We sat at a small table in La Prima Tassa on a spring day filtering sunshine across our table, sipping tea and updating each other on our children. “Hey Pal, the thing is,” Neil said, “I want them to be happy. My job is simply to love them. That’s what we do as parents: we love them and want them to be happy.” I had just been inventorying my long list of anxieties about my kids when Neil’s words stopped me in my tracks. Yes, he was right, and I remembered his words a thousand and one times, reminding me how simple, and also at times, difficult it can be to love our children without any expectation but for their happiness.
Neil was over the moon and past this solar system in love with Leni, his wife of over 49 years. They were the most affectionate couple I saw, whether sitting side by side for High Holidays, holding hands, leaning in to share a thought or memory, or around their home where Neil specialized in amazing cooking and baking (oh, his challah!). He adored Leni – her style, her stories, her art, her way of being in the world, and through his adoration he modeled for us a way to always show gratitude and wonder toward our beloveds. He also was enthralled with his kids Micah (and Micah’s husband) and Sara, and he reveled in their adventures, friendships, and accomplishments.
He brought such enthusiasm to all aspects of his life, from setting out (with two other families) a huge spread for an annual Rosh Hashana community gathering held for years in his home to swimming competitively and in friendship with a long-time group of friends.
Then there’s Neil, the printer. Neil bought some old presses Ken’s dad, also a printer, collected, and he printed gorgeous letter-press broadsides with hand-set type. Recently, he did an beautiful and limited editing printing of a poem by Beth Schultz about the Jewish cemetery in Eudora. He printed my poem “Entering the Days of Awe” to sell as a fundraiser for the Jewish center as well as my poem “In Gratitude” as a fundraiser for the Transformative Language Arts Network.

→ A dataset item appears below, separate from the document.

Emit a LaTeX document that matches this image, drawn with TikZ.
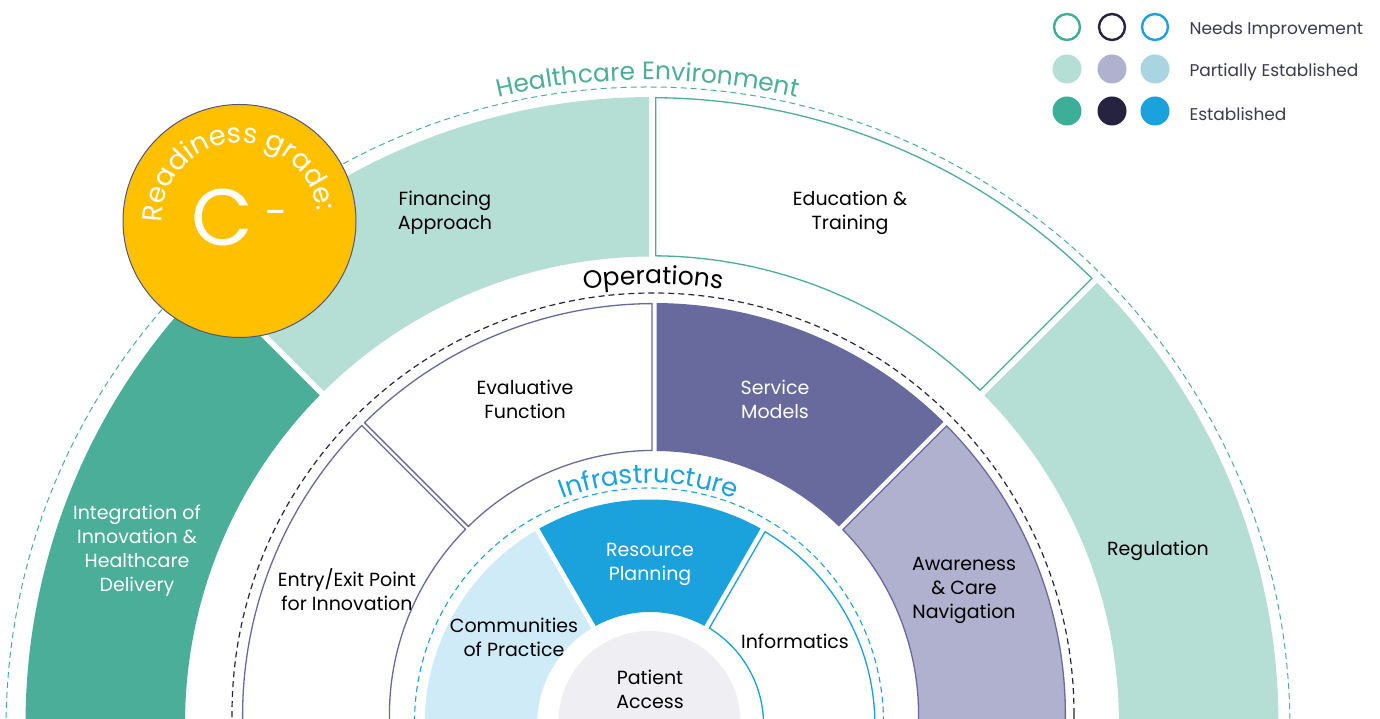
\documentclass[tikz,border=0pt]{standalone}
\usepackage{fontspec}
\setmainfont{Poppins}
\usetikzlibrary{decorations.text}
\definecolor{teal1}{HTML}{4BAE98}
\definecolor{teallt}{HTML}{B5DED5}
\definecolor{tealleg}{HTML}{3DAE98}
\definecolor{purp}{HTML}{6A68A0}
\definecolor{purpfill}{HTML}{68699D}
\definecolor{purplt}{HTML}{B0B1CE}
\definecolor{navy}{HTML}{252340}
\definecolor{blue1}{HTML}{1BA1DB}
\definecolor{bluelt}{HTML}{CFEBF8}
\definecolor{bluepart}{HTML}{A9D4E2}
\definecolor{gold}{HTML}{FFC000}
\definecolor{pagrey}{HTML}{EEEEF3}
\definecolor{legtxt}{HTML}{3A3A50}
\definecolor{ringline}{HTML}{55557A}
% #1 centre, #2 style, #3 start angle, #4 end angle, #5 inner r, #6 outer r, #7 half gap
\newcommand\ringseg[7]{%
 \pgfmathsetmacro\sgA{#3+asin(#7/#6)}%
 \pgfmathsetmacro\sgB{#4-asin(#7/#6)}%
 \pgfmathsetmacro\sgC{#4-asin(#7/#5)}%
 \pgfmathsetmacro\sgD{#3+asin(#7/#5)}%
 \path[#2] ([shift={(#1)}]\sgA:#6pt)
   arc[start angle=\sgA, end angle=\sgB, radius=#6pt]
   -- ([shift={(#1)}]\sgC:#5pt)
   arc[start angle=\sgC, end angle=\sgD, radius=#5pt]
   -- cycle;}
\tikzset{
  lbl/.style={align=center, text=black, font=\fontsize{19}{24}\selectfont},
  wlbl/.style={lbl, text=white},
  legtext/.style={anchor=west, text=legtxt, font=\fontsize{17}{20}\selectfont},
  legring/.style={draw=#1, line width=2.4pt, fill=white},
  legdot/.style={fill=#1},
}
\begin{document}
\begin{tikzpicture}[x=1pt,y=1pt]
\useasboundingbox (0,0) rectangle (1380,719);
\clip (0,0) rectangle (1380,719);
\coordinate (CO) at (652,-4.5);  % outer ring
\coordinate (CH) at (648,-10);   % healthcare dashed
\coordinate (CM) at (654,4);     % operations ring
\coordinate (CD) at (653,5);     % operations dashed
\coordinate (CI) at (650,-6);    % infrastructure ring
\coordinate (CB) at (649,-3.5);  % infrastructure dashed
% dashed guide circles
\draw[teal1, dash pattern=on 6pt off 4pt, line width=1pt] (CH) circle[radius=642pt];
\draw[navy, dash pattern=on 6pt off 4pt, line width=1.2pt] (CD) circle[radius=421pt];
\draw[blue1, dash pattern=on 6pt off 4pt, line width=1.1pt] (CB) circle[radius=234.5pt];
% outer ring: healthcare environment
\ringseg{CO}{fill=teal1}{135}{185}{467}{626.5}{3}
\ringseg{CO}{fill=teallt}{90}{135}{467}{626.5}{3}
\ringseg{CO}{draw=teal1, line width=1.3pt, fill=white}{45}{90}{467.7}{625.8}{3.7}
\ringseg{CO}{fill=teallt}{-5}{45}{467}{626.5}{3}
% middle ring: operations
\ringseg{CM}{draw=purp, line width=1.3pt, fill=white}{135}{185}{264.6}{411.4}{2}
\ringseg{CM}{draw=purp, line width=1.3pt, fill=white}{90}{135}{264.6}{411.4}{2}
\ringseg{CM}{fill=purpfill}{45}{90}{264}{412}{2.5}
\ringseg{CM}{draw=purp, line width=1.3pt, fill=purplt}{-5}{45}{264.6}{411.4}{2.5}
% inner ring: infrastructure
\ringseg{CI}{fill=bluelt}{120}{185}{113}{225.5}{2.5}
\ringseg{CI}{fill=blue1}{60}{120}{113}{225.5}{2.5}
\ringseg{CI}{draw=blue1, line width=1.3pt, fill=white}{-5}{60}{113.6}{224.9}{3}
% patient access
\fill[pagrey] (649.5,-3) circle[radius=91pt];
% curved ring titles
\path[decorate, decoration={text along path, text align=center,
  text={|\fontsize{25}{25}\selectfont\color{teal1}|Healthcare Environment}}]
  ([shift={(CH)}]122:649pt) arc[start angle=122, end angle=58, radius=649pt];
\path[decorate, decoration={text along path, text align=center,
  text={|\fontsize{25}{25}\selectfont\color{black}|Operations}}]
  ([shift={(CD)}]115:430pt) arc[start angle=115, end angle=65, radius=430pt];
\path[decorate, decoration={text along path, text align=center,
  text={|\fontsize{26}{26}\selectfont\color{blue1}|Infrastructure}}]
  ([shift={(CB)}]140:239.5pt) arc[start angle=140, end angle=40, radius=239.5pt];
% segment labels
\node[lbl] (fin) at (445,506) {Financing\\Approach};
\node[lbl] (edu) at (850,506) {Education \&\\Training};
\node[wlbl] (integ) at (137,168) {Integration of\\Innovation \&\\Healthcare\\Delivery};
\node[lbl] (reg) at (1158,168) {Regulation};
\node[lbl] (eval) at (525,320) {Evaluative\\Function};
\node[wlbl] (serv) at (775,320) {Service\\Models};
\node[lbl] (entry) at (347,129) {Entry/Exit Point\\for Innovation};
\node[lbl] (aware) at (964,129) {Awareness\\\& Care\\Navigation};
\node[wlbl] (res) at (650,155) {Resource\\Planning};
\node[lbl] (comm) at (514,82) {Communities\\of Practice};
\node[lbl] (infm) at (795,78) {Informatics};
\node[lbl] (pat) at (650,30) {Patient\\Access};
% readiness grade badge
\node[circle, fill=gold, draw=ringline, line width=1pt, minimum size=233pt, inner sep=0pt] (grade) at (239.5,498) {};
\path[decorate, decoration={text along path, text align=center,
  text={|\fontsize{27.5}{27.5}\selectfont\color{white}|Readiness grade:}}]
  ([shift={(grade.center)}]192:78pt) arc[start angle=192, end angle=-4, radius=78pt];
\node[text=white, font=\fontsize{80}{80}\selectfont, inner sep=0pt] (gC) at (222,501.5) {C};
\node[text=white, font=\fontsize{40}{40}\selectfont, inner sep=0pt] (gm) at (276.5,501) {-};
% legend
\node[circle, legring=tealleg, minimum size=26pt, inner sep=0pt] (l11) at (1067,692) {};
\node[circle, legring=navy, minimum size=26pt, inner sep=0pt] (l12) at (1112,692) {};
\node[circle, legring=blue1, minimum size=26pt, inner sep=0pt] (l13) at (1155,692) {};
\node[circle, legdot=teallt, minimum size=29pt, inner sep=0pt] (l21) at (1067,650) {};
\node[circle, legdot=purplt, minimum size=29pt, inner sep=0pt] (l22) at (1112,650) {};
\node[circle, legdot=bluepart, minimum size=29pt, inner sep=0pt] (l23) at (1155,650) {};
\node[circle, legdot=tealleg, minimum size=29pt, inner sep=0pt] (l31) at (1067,608) {};
\node[circle, legdot=navy, minimum size=29pt, inner sep=0pt] (l32) at (1112,608) {};
\node[circle, legdot=blue1, minimum size=29pt, inner sep=0pt] (l33) at (1155,608) {};
\node[legtext] (t1) at (1186,689) {Needs Improvement};
\node[legtext] (t2) at (1186,647) {Partially Established};
\node[legtext] (t3) at (1186,605) {Established};
\end{tikzpicture}
\end{document}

Thinking of his work in printing “In Gratitude,” I’m struck by how Neil embodied a grateful life: he truly relished his connections with his friends, his community, his work (which was vast and off-the-charts successful as a professor, writer, literary agent, and many other roles), and especially his dearest beloveds. I’m grateful for what he showed me about living a grateful life, and for each conversation over coffee, lunch, or in the back of the synagogue, each hug, each time he called me “pal.” Here’s the poem he set and printed, which speaks of Neil’s legacy:
In Gratitude
The wind thanks you, unfurling over the worn
horizon so it can billow into night. The stars too,
whether talismans of light dying or just being born,
behind the small birds arriving or staying behind,
who balance gratefully on thin branches of coming winter.
The squirrel in the field, the hidden fox, the mammals
under and overground. The world is composed,
is composing itself anew even in a narrow time:
just before the red-winged blackbird folds
back in silhouette. Whatever act of kindness flies
lands in the heart of a moment, a seasonal marker
to illuminate why we live, a song of gratitude.